Caches and state

When libcurl is used for Internet transfers, it stores data in caches and state storage in order to do subsequent transfers faster and better.

The caches are kept associated with the CURL or CURLM handles, depending on which libcurl API is used, easy or multi.

DNS cache

When libcurl resolves the IP addresses of a hostname it stores the result in its DNS cache (with a default life-time of 60 seconds), so that subsequent lookups can use the cached data immediately instead of doing the (potentially slow) resolve operation again. This cache exists in memory only.

connection cache

Also known as the connection pool. This is where curl puts live connections after a transfer is complete so that a subsequent transfer might be able to use an already existing connection instead of having to set a new one up. When a connection is reused, curl avoids name lookups, TLS handshakes and more. This cache exists in memory only.

TLS session-ID cache

When curl uses TLS, it saves the session-ID in a cache. When a subsequent transfer needs to redo the TLS handshake with a host for which it has a cached session-ID, the handshake can complete faster.

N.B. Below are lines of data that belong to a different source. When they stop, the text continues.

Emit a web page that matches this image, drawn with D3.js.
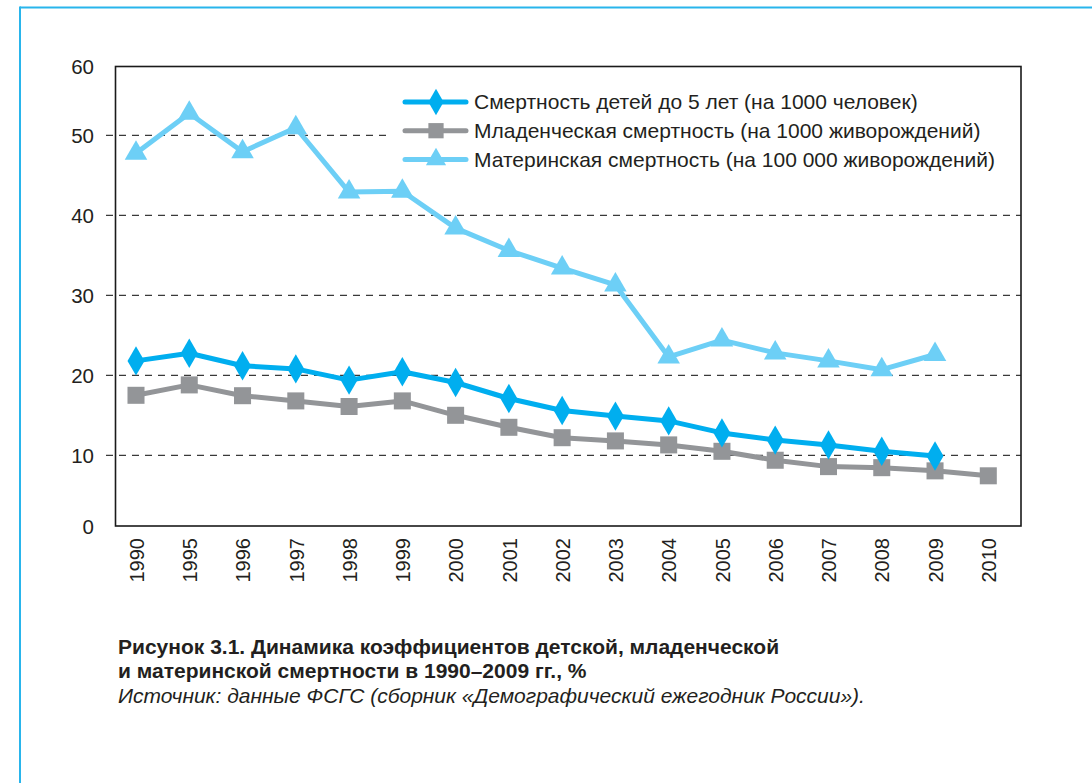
<!DOCTYPE html>
<html><head><meta charset="utf-8">
<script src="https://cdn.jsdelivr.net/npm/d3@7"></script>
<style>
html,body{margin:0;padding:0;background:#fff;}
svg{display:block;}
text{font-family:"Liberation Sans",Arial,sans-serif;fill:#231f20;}
.cap{font-family:"Liberation Sans Narrow","Liberation Sans",Arial,sans-serif;}
</style></head>
<body>
<svg id="chart" width="1092" height="783"></svg>
<script>
const years = ['1990','1995','1996','1997','1998','1999','2000','2001','2002','2003','2004','2005','2006','2007','2008','2009','2010'];
const childMort = [21.8, 22.75, 21.2, 20.8, 19.4, 20.45, 19.1, 17.1, 15.6, 14.9, 14.3, 12.8, 11.9, 11.3, 10.5, 9.9, null];
const infantMort = [17.5, 18.8, 17.45, 16.8, 16.1, 16.8, 15.0, 13.5, 12.2, 11.8, 11.3, 10.5, 9.3, 8.4, 8.25, 7.8, 7.1];
const maternalMort = [47.75, 53.2, 47.95, 51.1, 42.9, 43.0, 38.4, 35.6, 33.4, 31.3, 22.3, 24.4, 22.8, 21.8, 20.7, 22.6, null];
const yTicks = [0, 10, 20, 30, 40, 50, 60];
const gridValues = [10, 20, 30, 40, 50];
const seriesNames = [
  'Смертность детей до 5 лет (на 1000 человек)',
  'Младенческая смертность (на 1000 живорождений)',
  'Материнская смертность (на 100 000 живорождений)'
];
const captionLines = [
  'Рисунок 3.1. Динамика коэффициентов детской, младенческой',
  'и материнской смертности в 1990–2009 гг., %'
];
const sourceLine = 'Источник: данные ФСГС (сборник «Демографический ежегодник России»).';

const svg = d3.select('#chart');
const plot = {left: 115.5, right: 1021, top: 66.5, bottom: 526};

// page frame
svg.append('line').attr('x1', 20).attr('x2', 1092).attr('y1', 7.5).attr('y2', 7.5)
  .attr('stroke', '#29b5ec').attr('stroke-width', 2);
svg.append('line').attr('x1', 20).attr('x2', 20).attr('y1', 6.5).attr('y2', 783)
  .attr('stroke', '#29b5ec').attr('stroke-width', 2);

const x = d3.scalePoint().domain(years).range([136, 988.3]);
const y = d3.scaleLinear().domain([0, 10, 50, 60]).range([plot.bottom, 455.3, 135.3, plot.top]);

// gridlines
svg.append('g').selectAll('line').data(gridValues).join('line')
  .attr('x1', 106).attr('x2', plot.right)
  .attr('y1', d => y(d)).attr('y2', d => y(d))
  .attr('stroke', '#3a3a3a').attr('stroke-width', 1.2)
  .attr('stroke-dasharray', '7,6');

// y axis labels
const yAxis = d3.axisLeft(y).tickValues(yTicks).tickSize(0).tickPadding(0).tickFormat(d3.format('d'));
const gy = svg.append('g').attr('transform', 'translate(94,0)').call(yAxis);
gy.select('.domain').remove();
gy.selectAll('text').attr('font-size', 20.5).attr('fill', '#231f20')
  .style('font-family', '"Liberation Sans",Arial,sans-serif').attr('dy', '0.35em');

// x axis labels
const xAxis = d3.axisBottom(x).tickSize(0).tickPadding(0);
const gx = svg.append('g').attr('transform', `translate(0,${plot.bottom})`).call(xAxis);
gx.select('.domain').remove();
gx.selectAll('text').attr('font-size', 20).attr('fill', '#231f20')
  .style('font-family', '"Liberation Sans",Arial,sans-serif')
  .attr('transform', 'rotate(-90)')
  .attr('text-anchor', 'end')
  .attr('x', -12).attr('y', 0).attr('dy', '0.36em');

// legend background (covers part of the 50 gridline)
svg.append('rect').attr('x', 390).attr('y', 84).attr('width', plot.right - 390).attr('height', 92)
  .attr('fill', '#fff');

// plot frame
svg.append('rect').attr('x', plot.left).attr('y', plot.top)
  .attr('width', plot.right - plot.left).attr('height', plot.bottom - plot.top)
  .attr('fill', 'none').attr('stroke', '#1a1a1a').attr('stroke-width', 1.6);

const series = [
  {name: seriesNames[2], values: maternalMort, color: '#6dcff6', shape: d3.symbolTriangle, size: 220},
  {name: seriesNames[1], values: infantMort, color: '#939598', shape: d3.symbolSquare, size: 290},
  {name: seriesNames[0], values: childMort, color: '#00aeef', shape: d3.symbolDiamond, size: 250}
];

const line = d3.line().defined(d => d.v != null).x(d => x(d.k)).y(d => y(d.v));
series.forEach(s => {
  const pts = years.map((k, i) => ({k, v: s.values[i]}));
  svg.append('path').datum(pts).attr('d', line)
    .attr('fill', 'none').attr('stroke', s.color).attr('stroke-width', 5)
    .attr('stroke-linejoin', 'round');
  svg.append('g').selectAll('path').data(pts.filter(d => d.v != null)).join('path')
    .attr('transform', d => `translate(${x(d.k)},${y(d.v)})`)
    .attr('d', d3.symbol().type(s.shape).size(s.size))
    .attr('fill', s.color);
});

// legend
const legendItems = [series[2], series[1], series[0]];
const lg = svg.append('g');
legendItems.forEach((s, i) => {
  const yy = 102 + i * 28.7;
  lg.append('line').attr('x1', 405).attr('x2', 466).attr('y1', yy).attr('y2', yy)
    .attr('stroke', s.color).attr('stroke-width', 5).attr('stroke-linecap', 'round');
  lg.append('path').attr('transform', `translate(436,${yy})`)
    .attr('d', d3.symbol().type(s.shape).size(s.size * 0.8)).attr('fill', s.color);
  lg.append('text').attr('x', 474).attr('y', yy).attr('dy', '0.35em')
    .attr('font-size', 21).text(s.name);
});

// caption
captionLines.forEach((t, i) => {
  svg.append('text').attr('class', 'cap').attr('x', 118).attr('y', 654 + i * 24)
    .attr('font-size', 21).attr('font-weight', 'bold').text(t);
});
svg.append('text').attr('class', 'cap').attr('x', 118).attr('y', 703)
  .attr('font-size', 21).attr('font-style', 'italic').text(sourceLine);
</script>
</body></html>
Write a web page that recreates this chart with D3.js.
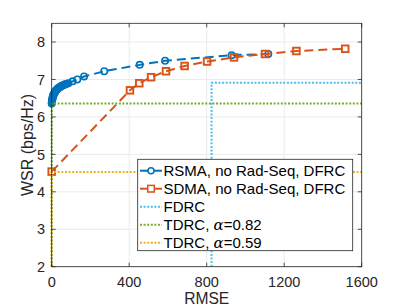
<!DOCTYPE html>
<html><head><meta charset="utf-8">
<script src="https://cdn.jsdelivr.net/npm/d3@7"></script>
<style>body{margin:0;background:#fff}svg{display:block}</style>
</head><body>
<script>
const rsmaX = [0,0.5,1,1.5,2,3,4,5,6,7,8,10,12,14,16,18,21,24,27,30,34,38,42,47,52,57,63,69,75,86,108,132,167,271,454,585,929,1118];
const rsmaY = [6.36,6.38,6.40,6.42,6.44,6.47,6.49,6.52,6.54,6.56,6.57,6.60,6.62,6.64,6.66,6.68,6.70,6.72,6.73,6.75,6.77,6.78,6.80,6.81,6.83,6.84,6.85,6.87,6.88,6.90,6.95,7.00,7.08,7.22,7.39,7.50,7.65,7.68];
const sdmaX = [0,404,452,513,590,686,802,941,1101,1263,1515];
const sdmaY = [4.54,6.71,6.90,7.06,7.22,7.36,7.48,7.59,7.68,7.76,7.82];
const fdrcX = [825,825,1600];
const fdrcY = [2,6.91,6.91];
const tdrc82X = [0,0,1600];
const tdrc82Y = [2,6.36,6.36];
const tdrc59X = [0,0,1600];
const tdrc59Y = [2,4.53,4.53];
const xTicks = [0,400,800,1200,1600];
const yTicks = [2,3,4,5,6,7,8];
const legendLabels = ["RSMA, no Rad-Seq, DFRC","SDMA, no Rad-Seq, DFRC","FDRC","TDRC, α=0.82","TDRC, α=0.59"];

const W=399,H=308;
const L=51.7,R=361.7,T=23.3,B=266.7;
const svg=d3.select("body").append("svg").attr("width",W).attr("height",H);
const x=d3.scaleLinear().domain([0,1600]).range([L,R]);
const y=d3.scaleLinear().domain([2,8.5]).range([B,T]);
const font="'Liberation Sans', Arial, Helvetica, sans-serif";
const axc="#262626";

const g=svg.append("g");
g.selectAll(".gx").data(xTicks).join("line").attr("x1",d=>x(d)).attr("x2",d=>x(d)).attr("y1",T).attr("y2",B).attr("stroke","#ebebeb").attr("stroke-width",1);
g.selectAll(".gy").data(yTicks).join("line").attr("x1",L).attr("x2",R).attr("y1",d=>y(d)).attr("y2",d=>y(d)).attr("stroke","#ebebeb").attr("stroke-width",1);

const line=d3.line().x(d=>x(d[0])).y(d=>y(d[1]));
const zip=(a,b)=>a.map((v,i)=>[v,b[i]]);
const blue="#0072BD",red="#D95319",cyan="#4DBEEE",green="#77AC30",yellow="#EDB120";
const pg=svg.append("g");

pg.append("path").attr("d",line(zip(rsmaX,rsmaY))).attr("fill","none").attr("stroke",blue).attr("stroke-width",2).attr("stroke-dasharray","9,5");
pg.selectAll(".cm").data(zip(rsmaX,rsmaY)).join("circle").attr("cx",d=>x(d[0])).attr("cy",d=>y(d[1])).attr("r",3.2).attr("fill","none").attr("stroke",blue).attr("stroke-width",1.6);
pg.append("path").attr("d",line(zip(sdmaX,sdmaY))).attr("fill","none").attr("stroke",red).attr("stroke-width",2).attr("stroke-dasharray","9,5");
pg.selectAll(".sm").data(zip(sdmaX,sdmaY)).join("rect").attr("x",d=>x(d[0])-3.3).attr("y",d=>y(d[1])-3.3).attr("width",6.6).attr("height",6.6).attr("fill","none").attr("stroke",red).attr("stroke-width",1.9);
pg.append("path").attr("d",line(zip(fdrcX,fdrcY))).attr("fill","none").attr("stroke",cyan).attr("stroke-width",2).attr("stroke-dasharray","2,1.6");
pg.append("path").attr("d",line(zip(tdrc82X,tdrc82Y))).attr("fill","none").attr("stroke",green).attr("stroke-width",2).attr("stroke-dasharray","2,1.6");
pg.append("path").attr("d",line(zip(tdrc59X,tdrc59Y))).attr("fill","none").attr("stroke",yellow).attr("stroke-width",2).attr("stroke-dasharray","2,1.6");

svg.append("rect").attr("x",L).attr("y",T).attr("width",R-L).attr("height",B-T).attr("fill","none").attr("stroke",axc).attr("stroke-width",0.8);
const tl=4;
xTicks.forEach(t=>{
  svg.append("line").attr("x1",x(t)).attr("x2",x(t)).attr("y1",B).attr("y2",B-tl).attr("stroke",axc).attr("stroke-width",0.8);
  svg.append("line").attr("x1",x(t)).attr("x2",x(t)).attr("y1",T).attr("y2",T+tl).attr("stroke",axc).attr("stroke-width",0.8);
  svg.append("text").attr("x",x(t)).attr("y",B+20).attr("text-anchor","middle").attr("font-family",font).attr("font-size",14.5).attr("fill",axc).text(t);
});
yTicks.forEach(t=>{
  svg.append("line").attr("x1",L).attr("x2",L+tl).attr("y1",y(t)).attr("y2",y(t)).attr("stroke",axc).attr("stroke-width",0.8);
  svg.append("line").attr("x1",R).attr("x2",R-tl).attr("y1",y(t)).attr("y2",y(t)).attr("stroke",axc).attr("stroke-width",0.8);
  svg.append("text").attr("x",L-6.5).attr("y",y(t)+5.2).attr("text-anchor","end").attr("font-family",font).attr("font-size",14.5).attr("fill",axc).text(t);
});
svg.append("text").attr("x",(L+R)/2).attr("y",304).attr("text-anchor","middle").attr("font-family",font).attr("font-size",15.6).attr("fill",axc).text("RMSE");
svg.append("text").attr("transform",`translate(33,${(T+B)/2}) rotate(-90)`).attr("text-anchor","middle").attr("font-family",font).attr("font-size",16).attr("fill",axc).text("WSR (bps/Hz)");

const lg=svg.append("g");
lg.append("rect").attr("x",137.7).attr("y",159.3).attr("width",215).attr("height",91.4).attr("fill","#fff").attr("stroke",axc).attr("stroke-width",0.8);
const styles=[
 {c:blue,dash:"none",m:"c"},{c:red,dash:"none",m:"s"},{c:cyan,dash:"2,1.6"},{c:green,dash:"2,1.6"},{c:yellow,dash:"2,1.6"}];
legendLabels.forEach((lab,i)=>{
  const cy=170.7+i*18;
  const s=styles[i];
  lg.append("line").attr("x1",140).attr("x2",162).attr("y1",cy).attr("y2",cy).attr("stroke",s.c).attr("stroke-width",2).attr("stroke-dasharray",s.dash);
  if(s.m==="c") lg.append("circle").attr("cx",151).attr("cy",cy).attr("r",3).attr("fill","#fff").attr("stroke",s.c).attr("stroke-width",1.5);
  if(s.m==="s") lg.append("rect").attr("x",151-3.3).attr("y",cy-3.3).attr("width",6.6).attr("height",6.6).attr("fill","#fff").attr("stroke",s.c).attr("stroke-width",1.5);
  const t=lg.append("text").attr("x",163.5).attr("y",cy+5.3).attr("font-family",font).attr("font-size",15).attr("fill","#000");
  const parts=lab.split("α");
  if(parts.length>1){
    t.append("tspan").text(parts[0]);
    t.append("tspan").attr("font-family","'DejaVu Serif', serif").attr("font-style","italic").text("α");
    t.append("tspan").text(parts[1]);
  } else t.text(lab);
});
</script>
</body></html>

This cache exists in memory only.

CA store cache

When curl creates a new connection and performs a TLS handshake, it needs to load and parse a CA store to use for verifying the certificate presented by the remote server. The CA store cache keeps the parsed CA store in memory for a period of time (default is 24 hours) so that subsequent handshakes are done much faster by avoiding having to re-parse this potentially large data amount. This cache exists in memory only. Added in 7.87.0.

HSTS

HSTS is HTTP Strict Transport Security. HTTPS servers can inform clients that they want the client to connect to its hostname using only HTTPS going forward and not HTTP, even when HTTP:// URLs are used. curl keeps this connection upgrade information in memory and can be told to load it from and save it to disk as well.

Alt-Svc

Alt-Svc: is an HTTP response header that informs the client about alternative hostnames, port numbers and protocol versions where the same service is also available. curl keeps this alternative service information in memory and can be told to load it from and save it to disk as well.

Cookies

Cookies are name value pairs sent from an HTTP server to the client, meant to be sent back in subsequent requests that match the conditions. curl keeps all cookies in memory and can be told to load them from and save them to disk as well.